A questão interna iraquiana está associada à influência regional. Os Estados Unidos anunciaram o fim próximo das missões de combate das tropas que fazem parte da coligação contra o Estado islâmico e podem regressar ao Acordo nuclear com o Irão, do qual Donald Trump decidiu sair. Se a relação com o Irão sofrer alterações nesse sentido, então poderá ser mais fácil resolver as divergências iraquianas no campo xiita, entre aqueles que defendem uma proximidade com Teerão e os que, com uma atitude mais nacionalista, não querem essa relação. E há ainda a questão do Estado Islâmico que, apesar de territorialmente derrotado, mantém células activas e intensificou os ataques.

Foto: egyptindependent.com

Organização

Nas quintas eleições legislativas após a invasão de 2003, mais de 20 milhões de eleitores são chamados às urnas. O voto é electrónico e os iraquianos que vivem no estrangeiro não podem votar. Há 83 círculos eleitorais – cada um elege entre 3 e 5 deputados (são 329) – e mais de oito mil assembleias de voto. Apresentam-se às eleições 167 partidos/coligações e mais de 3.200 candidatos, incluindo quase 800 que dizem ser independentes. Entre os candidatos há 950 mulheres, muito menos do que nas eleições de 2018.

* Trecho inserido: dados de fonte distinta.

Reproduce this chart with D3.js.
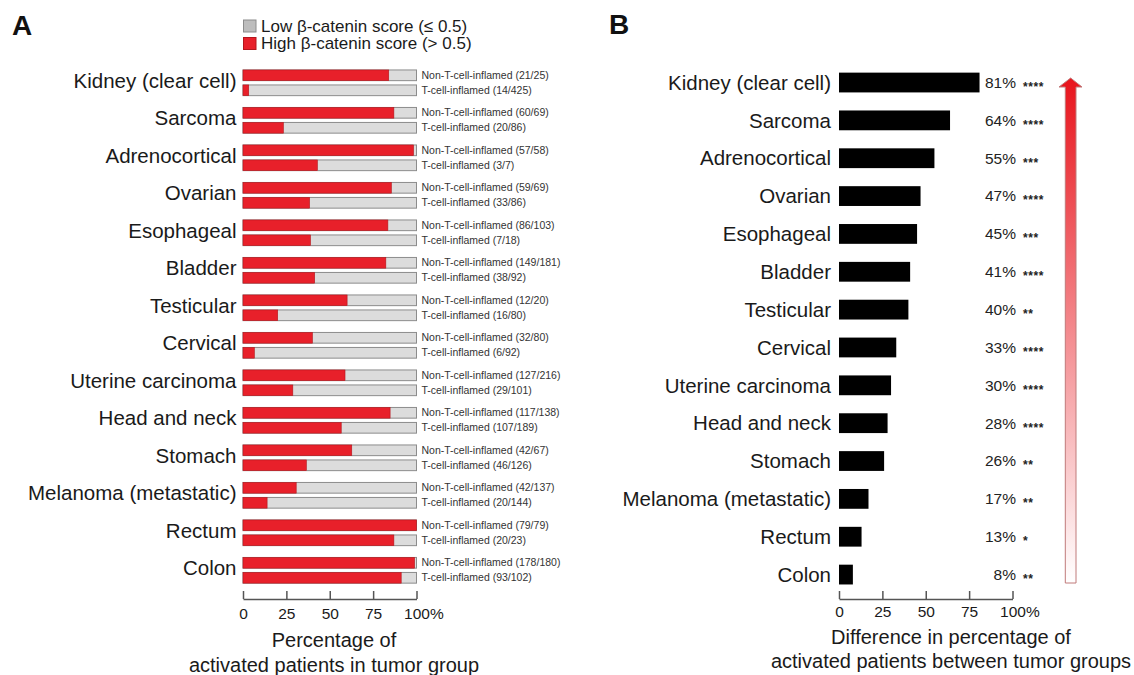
<!DOCTYPE html>
<html>
<head>
<meta charset="utf-8">
<script src="https://cdn.jsdelivr.net/npm/d3@7"></script>
<style>
  html, body { margin: 0; padding: 0; background: #fff; }
  svg { display: block; font-family: "Liberation Sans", Arial, Helvetica, sans-serif; }
</style>
</head>
<body>
<svg id="chart" width="1134" height="675"></svg>
<script>
// ---------------- DATA ----------------
const categories = ["Kidney (clear cell)", "Sarcoma", "Adrenocortical", "Ovarian", "Esophageal",
  "Bladder", "Testicular", "Cervical", "Uterine carcinoma", "Head and neck", "Stomach",
  "Melanoma (metastatic)", "Rectum", "Colon"];
const nonInflamedHigh  = [21, 60, 57, 59, 86, 149, 12, 32, 127, 117, 42, 42, 79, 178];
const nonInflamedTotal = [25, 69, 58, 69, 103, 181, 20, 80, 216, 138, 67, 137, 79, 180];
const inflamedHigh     = [14, 20, 3, 33, 7, 38, 16, 6, 29, 107, 46, 20, 20, 93];
const inflamedTotal    = [425, 86, 7, 86, 18, 92, 80, 92, 101, 189, 126, 144, 23, 102];
const differences      = [81, 64, 55, 47, 45, 41, 40, 33, 30, 28, 26, 17, 13, 8];
const significance     = ["****", "****", "***", "****", "***", "****", "**", "****", "****", "****", "**", "**", "*", "**"];
const xTicks = [0, 25, 50, 75, 100];
const groupKeys = ["Non-T-cell-inflamed", "T-cell-inflamed"];
const legendLabels = ["Low \u03B2-catenin score (\u2264 0.5)", "High \u03B2-catenin score (> 0.5)"];

// ---------------- STYLE ----------------
const RED = "#e8202a";
const RED_STROKE = "#b3161c";
const GRAY_FILL = "#dcdcdc";
const GRAY_STROKE = "#8c8c8c";
const TEXT = "#1a1a1a";

const svg = d3.select("#chart");

// panel letters
svg.append("text").attr("x", 12).attr("y", 35).attr("font-size", 28).attr("font-weight", "bold")
  .attr("fill", "#111").text("A");
svg.append("text").attr("x", 609).attr("y", 34).attr("font-size", 28).attr("font-weight", "bold")
  .attr("fill", "#111").text("B");

// ---------------- PANEL A ----------------
const rowsA = categories.map((c, i) => ({
  cat: c,
  bars: [
    { key: groupKeys[0], n: nonInflamedHigh[i], t: nonInflamedTotal[i] },
    { key: groupKeys[1], n: inflamedHigh[i], t: inflamedTotal[i] }
  ]
}));

const xA = d3.scaleLinear().domain([0, 100]).range([243, 416.5]);
const yA = d3.scaleBand().domain(categories).range([64.05, 589.05])
  .paddingInner(0.315).paddingOuter(0.1575);
const yAin = d3.scaleBand().domain(groupKeys).range([0, yA.bandwidth()]).paddingInner(0.287);

// legend
const legend = svg.append("g");
const legendColors = [[ "#bdbdbd", GRAY_STROKE ], [ RED, RED_STROKE ]];
legendLabels.forEach((lab, i) => {
  const cy = 26 + i * 17.5;
  legend.append("rect").attr("x", 243.5).attr("y", cy - 6).attr("width", 12.5).attr("height", 12)
    .attr("fill", legendColors[i][0]).attr("stroke", legendColors[i][1]).attr("stroke-width", 1);
  legend.append("text").attr("x", 261).attr("y", cy).attr("dy", "0.35em")
    .attr("font-size", 17).attr("fill", TEXT).text(lab);
});

const gA = svg.append("g");
const rowA = gA.selectAll("g.row").data(rowsA).join("g").attr("class", "row")
  .attr("transform", d => `translate(0,${yA(d.cat)})`);

rowA.append("text")
  .attr("x", 236.5).attr("y", yA.bandwidth() / 2 - 2).attr("dy", "0.35em")
  .attr("text-anchor", "end").attr("font-size", 20.5).attr("fill", TEXT)
  .text(d => d.cat);

const barA = rowA.selectAll("g.bar").data(d => d.bars).join("g").attr("class", "bar")
  .attr("transform", d => `translate(0,${yAin(d.key)})`);

barA.append("rect")
  .attr("x", xA(0)).attr("y", 0)
  .attr("width", xA(100) - xA(0)).attr("height", yAin.bandwidth())
  .attr("fill", GRAY_FILL).attr("stroke", GRAY_STROKE).attr("stroke-width", 1);

barA.append("rect")
  .attr("x", xA(0)).attr("y", 0)
  .attr("width", d => xA(100 * d.n / d.t) - xA(0)).attr("height", yAin.bandwidth())
  .attr("fill", RED).attr("stroke", RED_STROKE).attr("stroke-width", 0.6);

barA.append("text")
  .attr("x", 421.5).attr("y", yAin.bandwidth() / 2).attr("dy", "0.35em")
  .attr("font-size", 10.5).attr("fill", "#333")
  .text(d => `${d.key} (${d.n}/${d.t})`);

// axis A
function styleAxis(g) {
  g.selectAll("path.domain").attr("stroke", "#555").attr("stroke-width", 1.5);
  g.selectAll(".tick line").attr("stroke", "#555").attr("stroke-width", 1.5);
  g.selectAll(".tick text").attr("fill", TEXT).attr("font-size", 15.5)
    .attr("font-family", "'Liberation Sans', Arial, Helvetica, sans-serif");
  // percent sign trailing the last tick label
  const last = g.selectAll(".tick").filter(d => d === 100);
  const t = last.select("text");
  const w = t.node().getComputedTextLength();
  last.append("text").attr("x", w / 2).attr("y", t.attr("y")).attr("dy", t.attr("dy"))
    .attr("text-anchor", "start").attr("fill", TEXT).attr("font-size", 15.5)
    .attr("font-family", "'Liberation Sans', Arial, Helvetica, sans-serif").text("%");
}

const axA = svg.append("g").attr("transform", "translate(0,599)")
  .call(d3.axisBottom(xA).tickValues(xTicks).tickSize(-8).tickSizeOuter(0).tickPadding(8.5));
styleAxis(axA);

svg.append("text").attr("x", 334).attr("y", 640).attr("dy", "0.35em").attr("text-anchor", "middle")
  .attr("font-size", 20).attr("fill", TEXT).text("Percentage of");
svg.append("text").attr("x", 334).attr("y", 665).attr("dy", "0.35em").attr("text-anchor", "middle")
  .attr("font-size", 20).attr("fill", TEXT).text("activated patients in tumor group");

// ---------------- PANEL B ----------------
const rowsB = categories.map((c, i) => ({ cat: c, v: differences[i], s: significance[i] }));
const xB = d3.scaleLinear().domain([0, 100]).range([839, 1012.5]);
const yB = d3.scaleBand().domain(categories).range([63.6, 593.5])
  .paddingInner(0.477).paddingOuter(0.2385);

const gB = svg.append("g");
const rowB = gB.selectAll("g.row").data(rowsB).join("g").attr("class", "row")
  .attr("transform", d => `translate(0,${yB(d.cat)})`);

rowB.append("rect")
  .attr("x", xB(0)).attr("y", 0)
  .attr("width", d => xB(d.v) - xB(0)).attr("height", yB.bandwidth())
  .attr("fill", "#000");

rowB.append("text")
  .attr("x", 831).attr("y", yB.bandwidth() / 2).attr("dy", "0.35em")
  .attr("text-anchor", "end").attr("font-size", 20.5).attr("fill", TEXT)
  .text(d => d.cat);

rowB.append("text")
  .attr("x", 1016).attr("y", yB.bandwidth() / 2).attr("dy", "0.35em")
  .attr("text-anchor", "end").attr("font-size", 15.5).attr("fill", "#222")
  .text(d => d.v + "%");

rowB.append("text")
  .attr("x", 1023).attr("y", yB.bandwidth() / 2).attr("dy", "0.7em")
  .attr("font-size", 12).attr("font-weight", "bold").attr("letter-spacing", 0.6).attr("fill", "#222")
  .text(d => d.s);

const axB = svg.append("g").attr("transform", "translate(0,599)")
  .call(d3.axisBottom(xB).tickValues(xTicks).tickSize(-8).tickSizeOuter(0).tickPadding(7));
styleAxis(axB);

svg.append("text").attr("x", 951).attr("y", 637).attr("dy", "0.35em").attr("text-anchor", "middle")
  .attr("font-size", 20).attr("fill", TEXT).text("Difference in percentage of");
svg.append("text").attr("x", 951).attr("y", 661).attr("dy", "0.35em").attr("text-anchor", "middle")
  .attr("font-size", 20).attr("fill", TEXT).text("activated patients between tumor groups");

// gradient arrow
const defs = svg.append("defs");
const grad = defs.append("linearGradient").attr("id", "arrowGrad")
  .attr("x1", 0).attr("y1", 0).attr("x2", 0).attr("y2", 1);
grad.append("stop").attr("offset", "0%").attr("stop-color", "#e8141c");
grad.append("stop").attr("offset", "100%").attr("stop-color", "#ffffff");

const ax0 = 1065.3, ax1 = 1076, tipY = 78, headY = 87, headL = 1059, headR = 1082, botY = 583;
svg.append("path")
  .attr("d", `M${(ax0 + ax1) / 2},${tipY} L${headR},${headY} L${ax1},${headY} L${ax1},${botY} L${ax0},${botY} L${ax0},${headY} L${headL},${headY} Z`)
  .attr("fill", "url(#arrowGrad)").attr("stroke", "#c07a7a").attr("stroke-width", 1);
</script>
</body>
</html>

Principais forças políticas.

Campo xiita (188 deputados em 2018)

O partido de Moqtada al Sadr, o Movimento Sadrista, foi o vencedor das legislativas de 2018 (actualmente 54 deputados). É o partido da população xiita mais pobre que tinha o centro do poder na antiga “Saddam city”, bairro pobre da capital iraquiana, rebaptizado “Sadr City”. Tem uma poderosa milícia. É visto como um líder nacionalista, populista, com uma relação turbulenta com o Irão.

A Aliança da Conquista (48), xiita, de milícias pró-Irão.

Houqouq, força próxima de um grupo das milícias pró-Irão.

Aliança do Estado de Direito (25 – o grande derrotado das eleições de 2018) tem o antigo Partido Islâmico Daawa (xiita) como principal pilar e é liderada pelo antigo Primeiro-Ministro Nouri al Maliki. Próximo do Irão.

Aliança das Forças do Estado (42 deputados) que junta o antigo Primeiro-Ministro Haider al Abadi e Ammar al Akim (19), líder do Conselho Islâmico Supremo do Iraque, também eles xiitas.

Campo sunita (56)

Se o campo xiita está dividido, no campo sunita a realidade é semelhante e tem sido essa divisão, a par de uma fraca participação, que tem provocado uma representação parlamentar inferior ao que seria de esperar. O Movimento Taqadom (Progresso) é o que tem maior influência, sendo liderado pelo actual Presidente do Parlamento, Mohammed al Halbousi. Tem concorrência do Movimento Azm (Determinação) liderado por Khamis al Khanjar, um homem com boas relações com o Irão e com outros países vizinhos.

Campo curdo (51)

Apresentam-se os dois partidos históricos, Partido Democrático do Curdistão (25) (do clã Barzani) e a União Patriótica do Curdistão (18) (do clã Talabani). Concorrem também a Jamaa Islamiya, a Nova Geração e o Goran (Mudança).

Liberais (21)

O partido Wataniya tem actualmente 21 deputados.

Campo dos activistas

No campo dos manifestantes que têm contestado o poder no Iraque e que exigiram uma renovação total da classe política, alguns apelam ao boicote das eleições, outros vão concorrer, e outros ainda decidiram integrar partidos e coligações vistos como moderados. O Imtidad é um movimento do campo activista que se organizou para participar nas eleições.

Outras minorias (13 deputados)

Para se perceber/ler um pouco melhor os resultados destas eleições convém reter que os xiitas são cerca de 60% da população e os sunitas 32 a 37%. Os curdos são maioritariamente sunitas. Há também população cristã e outras minorias.